What Would Debbie Do?
The Plight of the Motorcycle Mama
My son was in a terrible motorcycle accident a month ago. He nearly
lost his hand and foot. Thank God for amazing doctors. He will have
slightly limited mobility but with time, he will be at 98 percent.
He and his wife bought a new house just before the accident; they
were staying with me during the closing process. Well, as you can
imagine he was a little despondent and money was getting tight and we
had a fight. He was talking rudely to his wife and to me and all of a
sudden he attacked me. He tried to choke me and we ended up on the
ground and he broke my glasses. Some are blaming the drugs the doctor
had him on; others are blaming depression.
We haven’t spoken in two weeks. If I hold my breath waiting for an
apology I’ll pass away. What do you think should happen next? They
have since moved into their new place and I’m not sure I want to
forgive or forget until I get an apology. I am 53 and he is 27. We
have had problems before, but this was so unexpected. I am not afraid
to stand up to him, but now I don’t know what to think or do and my
friends and other family members are saying to let the relationship
go until he apologizes. I doubt that is going to happen. So, do I
lose my son and daughter-in-law or do I make the first move to heal
things? Thanks for letting me vent.
I am so sorry that your son attacked you. It’s such a breach of trust and respect. But whether or not he was depressed or on some type of drug that escalated his anger, he needs to be responsible for his actions. Clearly, he is not.

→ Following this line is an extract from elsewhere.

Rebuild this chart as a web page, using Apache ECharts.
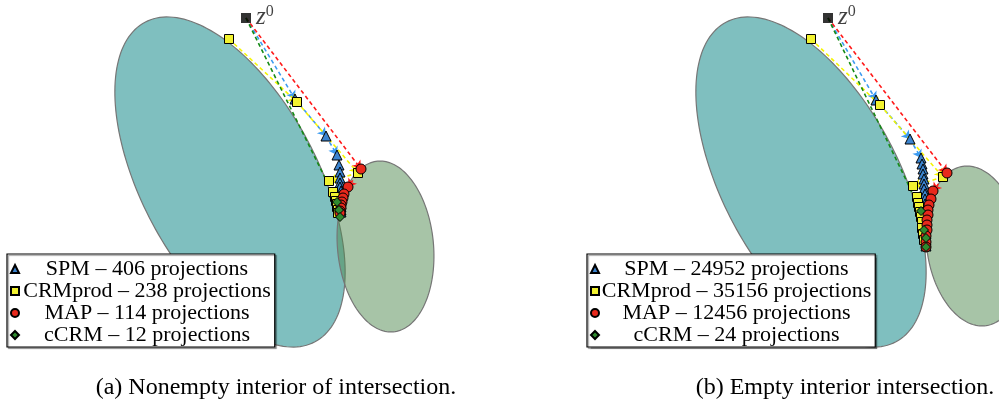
<!DOCTYPE html>
<html>
<head>
<meta charset="utf-8">
<script src="https://cdn.jsdelivr.net/npm/echarts@6/dist/echarts.min.js"></script>
<style>
  html, body { margin: 0; padding: 0; background: #fff; }
  #chart { width: 999px; height: 403px; }
</style>
</head>
<body>
<div id="chart"></div>
<script>
// ellipses: [cx, cy, semi-major, semi-minor, angle (deg)]
var tealEllipseA = [230, 178, 181, 88, -62];
var greenEllipseA = [385.5, 113.5, 85.7, 48, -84.7];
var tealEllipseB = [230, 178, 181, 88, -62];
var greenEllipseB = [393.5, 114, 80.5, 47.6, -81.7];

// starting point
var z0A = [246, 342];
var z0B = [247, 342];

// iterates, panel (a)
var spmA = [[295, 261], [326, 224], [337, 205], [339, 195], [340, 188], [340, 182], [340, 177], [340, 173],
  [341, 169], [341, 165], [341, 162], [341, 159], [341, 156], [341, 153], [341, 150], [341, 148]];
var crmA = [[229, 321], [297, 258], [358, 187], [329, 179], [333, 168], [335, 163], [336, 159], [337, 156],
  [337, 153], [338, 150], [338, 147]];
var mapA = [[361, 191], [348, 173], [344, 166], [343, 162], [342, 158], [341, 155], [341, 152], [340, 149], [340, 147]];
var ccrmA = [[337, 158], [339, 150], [340, 143]];

// iterates, panel (b)
var spmB = [[295, 260], [329, 221], [340, 202], [341, 196], [342, 191], [342, 186], [343, 181], [343, 176],
  [343, 171], [344, 166], [344, 161], [344, 156], [344, 151], [344, 146], [344, 141], [344, 136], [345, 131],
  [345, 126], [345, 120], [345, 114]];
var crmB = [[230, 321], [299, 255], [362, 183], [332, 174], [336, 163], [337, 157], [338, 153], [339, 148],
  [340, 143], [341, 138], [341, 132], [342, 126], [343, 120]];
var mapB = [[366, 187], [352, 169], [350, 161], [348, 155], [347, 150], [347, 145], [346, 140], [346, 135],
  [346, 130], [345, 124], [345, 118], [345, 113]];
var ccrmB = [[340, 149], [343, 130], [345, 122], [345, 113]];

var namesA = ['SPM – 406 projections', 'CRMprod – 238 projections', 'MAP – 114 projections', 'cCRM – 12 projections'];
var namesB = ['SPM – 24952 projections', 'CRMprod – 35156 projections', 'MAP – 12456 projections', 'cCRM – 24 projections'];
var captions = ['(a) Nonempty interior of intersection.', '(b) Empty interior intersection.'];

var FONT = "'Liberation Serif', 'DejaVu Serif', serif";

// SPM, CRMprod, MAP, cCRM
var methods = [
  { symbol: 'triangle', size: 10, fill: '#3b84cf', line: '#3d9bf0', fromStart: true },
  { symbol: 'rect', size: 9, fill: '#f2f230', line: '#f5f500', fromStart: false },
  { symbol: 'circle', size: 10, fill: '#e8291c', line: '#ff1a1a', fromStart: true },
  { symbol: 'diamond', size: 9, fill: '#2f8a2f', line: '#158a15', fromStart: true }
];
var ellipseFills = ['rgba(0,128,128,0.5)', 'rgba(80,137,80,0.5)'];

function renderEllipse(params, api) {
  var cx = api.value(0), cy = api.value(1), a = api.value(2), b = api.value(3);
  var phi = api.value(4) * Math.PI / 180;
  var pts = [];
  for (var k = 0; k < 180; k++) {
    var t = k / 180 * Math.PI * 2;
    pts.push(api.coord([
      cx + a * Math.cos(t) * Math.cos(phi) - b * Math.sin(t) * Math.sin(phi),
      cy + a * Math.cos(t) * Math.sin(phi) + b * Math.sin(t) * Math.cos(phi)
    ]));
  }
  return {
    type: 'polygon',
    shape: { points: pts },
    style: { fill: ellipseFills[params.dataIndex], stroke: '#767676', lineWidth: 1.2 }
  };
}

function panelSeries(gi, teal, green, z0, paths, names) {
  var out = [{
    type: 'custom', xAxisIndex: gi, yAxisIndex: gi, z: 1, silent: true,
    renderItem: renderEllipse, data: [teal, green]
  }];
  // dashed segments between iterates
  methods.forEach(function (m, i) {
    var pts = m.fromStart ? [z0].concat(paths[i]) : paths[i];
    var longSeg = [], shortSeg = [];
    for (var k = 1; k < pts.length; k++) {
      var dx = pts[k][0] - pts[k - 1][0], dy = pts[k][1] - pts[k - 1][1];
      var seg = { coords: [pts[k - 1], pts[k]] };
      if (Math.sqrt(dx * dx + dy * dy) > 12) longSeg.push(seg); else shortSeg.push(seg);
    }
    var ls = { color: m.line, width: 1.6, type: [4, 3], opacity: 1 };
    out.push({
      type: 'lines', coordinateSystem: 'cartesian2d', xAxisIndex: gi, yAxisIndex: gi, z: 2, silent: true,
      symbol: ['none', 'arrow'], symbolSize: 8, lineStyle: ls, data: longSeg
    });
    out.push({
      type: 'lines', coordinateSystem: 'cartesian2d', xAxisIndex: gi, yAxisIndex: gi, z: 2, silent: true,
      symbol: ['none', 'none'], lineStyle: ls, data: shortSeg
    });
  });
  // markers
  methods.forEach(function (m, i) {
    out.push({
      type: 'scatter', name: names[i], xAxisIndex: gi, yAxisIndex: gi, z: 3 + i,
      symbol: m.symbol, symbolSize: m.size,
      itemStyle: { color: m.fill, borderColor: '#000', borderWidth: 1, opacity: 1 },
      data: paths[i]
    });
  });
  out.push({
    type: 'scatter', xAxisIndex: gi, yAxisIndex: gi, z: 8, symbol: 'rect', symbolSize: 10,
    itemStyle: { color: '#000' },
    label: {
      show: true, position: 'right', distance: 5, offset: [0, -1],
      formatter: '{z|z}{s|0}',
      rich: {
        z: { fontFamily: FONT, fontStyle: 'italic', fontSize: 25, lineHeight: 26, verticalAlign: 'bottom', color: '#111' },
        s: { fontFamily: FONT, fontSize: 16, lineHeight: 26, verticalAlign: 'top', color: '#111' }
      }
    },
    data: [z0]
  });
  return out;
}

function legendFor(names, left, textW) {
  return {
    orient: 'vertical', left: left, top: 254, padding: [4, 4, 1, 3], itemGap: 0,
    itemWidth: 8, itemHeight: 8, backgroundColor: '#fff', borderColor: '#000', borderWidth: 1.2,
    shadowColor: 'rgba(0,0,0,0.35)', shadowOffsetX: 1.5, shadowOffsetY: 1.5, shadowBlur: 1,
    selectedMode: false, data: names,
    formatter: function (n) { return '{t|' + n + '}'; },
    textStyle: {
      rich: { t: { width: textW, align: 'center', fontFamily: FONT, fontSize: 22, lineHeight: 22, color: '#000' } }
    }
  };
}

var chart = echarts.init(document.getElementById('chart'));
chart.setOption({
  animation: false,
  backgroundColor: '#fff',
  grid: [
    { left: 0, top: 0, width: 500, height: 360 },
    { left: 581, top: 0, width: 418, height: 360 }
  ],
  xAxis: [
    { gridIndex: 0, type: 'value', min: 0, max: 500, show: false },
    { gridIndex: 1, type: 'value', min: 0, max: 418, show: false }
  ],
  yAxis: [
    { gridIndex: 0, type: 'value', min: 0, max: 360, show: false },
    { gridIndex: 1, type: 'value', min: 0, max: 360, show: false }
  ],
  legend: [legendFor(namesA, 7, 246), legendFor(namesB, 587, 265)],
  graphic: [
    { type: 'text', x: 276, y: 388, style: { text: captions[0], font: '24px ' + FONT, fill: '#000', textAlign: 'center', textVerticalAlign: 'middle' } },
    { type: 'text', x: 845, y: 388, style: { text: captions[1], font: '24px ' + FONT, fill: '#000', textAlign: 'center', textVerticalAlign: 'middle' } }
  ],
  series: panelSeries(0, tealEllipseA, greenEllipseA, z0A, [spmA, crmA, mapA, ccrmA], namesA)
    .concat(panelSeries(1, tealEllipseB, greenEllipseB, z0B, [spmB, crmB, mapB, ccrmB], namesB))
});
</script>
</body>
</html>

As to your friends telling you to let this go, I can see their point. They are just trying to protect you. But I can also see that this incident has left you in great pain. Perhaps writing him a letter explaining your thoughts, and feelings would be a good first step. He may be so embarrassed at his actions; he doesn’t know what to say. I think if you offer an olive branch, he probably would take it. And I don’t think you’d be wrong for doing that. Sometimes peace comes when the hurt party is the one to reach out. It shouldn’t matter who does it, it just matters that it occurs. If, however, he does not respond, I think you can sleep better knowing you tried. It is your son…and those ties are forever. Good luck.